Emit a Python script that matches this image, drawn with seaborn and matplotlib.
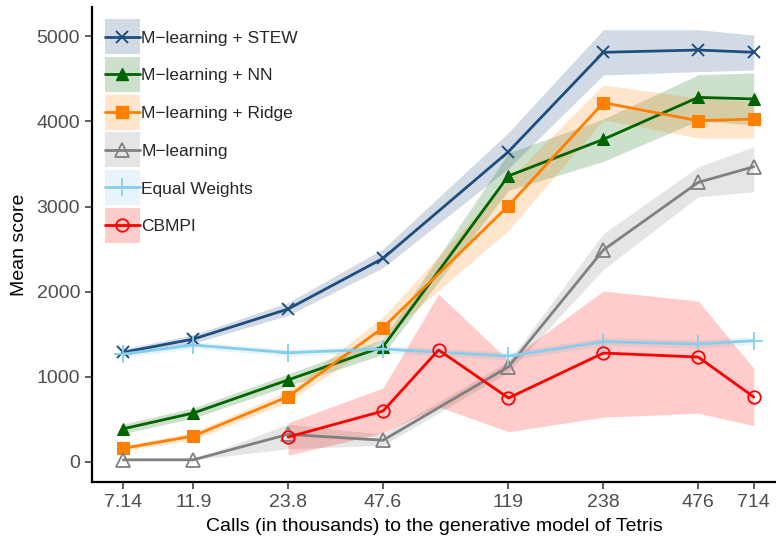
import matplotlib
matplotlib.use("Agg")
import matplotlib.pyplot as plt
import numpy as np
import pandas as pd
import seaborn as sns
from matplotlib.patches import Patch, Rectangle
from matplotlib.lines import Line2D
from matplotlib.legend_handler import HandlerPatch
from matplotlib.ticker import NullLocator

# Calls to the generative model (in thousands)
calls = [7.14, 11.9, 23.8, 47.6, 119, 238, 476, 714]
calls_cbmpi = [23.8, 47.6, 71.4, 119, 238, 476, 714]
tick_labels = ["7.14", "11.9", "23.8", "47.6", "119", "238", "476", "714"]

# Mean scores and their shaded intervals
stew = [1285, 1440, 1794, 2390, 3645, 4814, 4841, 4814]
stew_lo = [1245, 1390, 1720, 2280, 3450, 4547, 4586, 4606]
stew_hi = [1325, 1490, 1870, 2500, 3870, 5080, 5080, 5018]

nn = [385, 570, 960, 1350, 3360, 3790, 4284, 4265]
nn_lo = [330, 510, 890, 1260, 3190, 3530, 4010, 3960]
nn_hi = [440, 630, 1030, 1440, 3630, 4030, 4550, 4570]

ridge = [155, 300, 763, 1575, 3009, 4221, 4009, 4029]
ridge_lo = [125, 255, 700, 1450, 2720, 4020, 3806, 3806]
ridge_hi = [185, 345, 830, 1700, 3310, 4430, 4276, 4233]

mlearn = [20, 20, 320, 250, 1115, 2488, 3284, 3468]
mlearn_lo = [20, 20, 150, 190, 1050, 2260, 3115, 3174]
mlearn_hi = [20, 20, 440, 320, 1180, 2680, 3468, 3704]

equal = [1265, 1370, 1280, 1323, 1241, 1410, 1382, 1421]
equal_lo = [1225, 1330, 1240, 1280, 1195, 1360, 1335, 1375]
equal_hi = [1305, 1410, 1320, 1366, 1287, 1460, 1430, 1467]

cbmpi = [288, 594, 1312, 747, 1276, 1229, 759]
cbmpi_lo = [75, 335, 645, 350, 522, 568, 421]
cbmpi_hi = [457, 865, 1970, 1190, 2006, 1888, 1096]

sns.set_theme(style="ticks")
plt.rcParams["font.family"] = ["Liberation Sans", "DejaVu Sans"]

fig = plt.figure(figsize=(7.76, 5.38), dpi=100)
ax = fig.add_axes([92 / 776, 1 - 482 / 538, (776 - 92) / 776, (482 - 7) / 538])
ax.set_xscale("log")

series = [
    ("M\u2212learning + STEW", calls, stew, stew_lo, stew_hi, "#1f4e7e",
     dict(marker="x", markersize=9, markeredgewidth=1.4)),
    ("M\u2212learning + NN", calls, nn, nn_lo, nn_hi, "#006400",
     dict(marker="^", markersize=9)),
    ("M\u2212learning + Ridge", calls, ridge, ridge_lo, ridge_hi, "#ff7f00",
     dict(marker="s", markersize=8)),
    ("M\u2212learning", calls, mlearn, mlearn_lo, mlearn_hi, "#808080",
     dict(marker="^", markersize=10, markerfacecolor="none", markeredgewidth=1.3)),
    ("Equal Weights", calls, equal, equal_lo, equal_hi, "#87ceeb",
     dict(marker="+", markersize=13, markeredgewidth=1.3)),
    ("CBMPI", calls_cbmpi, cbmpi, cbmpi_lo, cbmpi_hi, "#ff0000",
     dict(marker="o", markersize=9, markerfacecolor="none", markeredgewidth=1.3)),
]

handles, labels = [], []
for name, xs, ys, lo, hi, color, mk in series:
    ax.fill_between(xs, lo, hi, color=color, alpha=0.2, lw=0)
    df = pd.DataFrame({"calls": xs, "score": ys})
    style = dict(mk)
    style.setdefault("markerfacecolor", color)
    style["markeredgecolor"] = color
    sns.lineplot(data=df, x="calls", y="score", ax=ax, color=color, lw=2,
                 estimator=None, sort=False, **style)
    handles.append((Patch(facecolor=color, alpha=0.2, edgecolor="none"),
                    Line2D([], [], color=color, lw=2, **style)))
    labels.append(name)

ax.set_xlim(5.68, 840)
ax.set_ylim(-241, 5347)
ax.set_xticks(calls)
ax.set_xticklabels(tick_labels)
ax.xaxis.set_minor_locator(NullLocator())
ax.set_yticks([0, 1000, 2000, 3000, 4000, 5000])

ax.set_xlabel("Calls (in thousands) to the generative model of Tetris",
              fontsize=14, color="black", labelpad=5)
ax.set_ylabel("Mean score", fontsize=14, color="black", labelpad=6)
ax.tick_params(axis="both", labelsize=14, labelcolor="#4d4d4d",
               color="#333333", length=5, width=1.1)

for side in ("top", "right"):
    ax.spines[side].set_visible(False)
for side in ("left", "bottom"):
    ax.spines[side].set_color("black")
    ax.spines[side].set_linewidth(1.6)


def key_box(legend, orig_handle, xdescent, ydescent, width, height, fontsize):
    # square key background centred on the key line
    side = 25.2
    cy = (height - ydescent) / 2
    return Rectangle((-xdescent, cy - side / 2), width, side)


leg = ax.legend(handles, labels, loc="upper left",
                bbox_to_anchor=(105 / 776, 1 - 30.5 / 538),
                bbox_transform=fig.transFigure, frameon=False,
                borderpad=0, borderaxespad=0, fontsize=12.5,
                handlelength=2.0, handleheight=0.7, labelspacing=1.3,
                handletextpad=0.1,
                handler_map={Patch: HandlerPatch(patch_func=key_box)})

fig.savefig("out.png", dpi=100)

-=-=-=-=-

* **SET EXERCISE**
Say how many lines of the data include the word "matplotlib". Respond with the number alone.

* **OUTPUT OF THE TASK**
8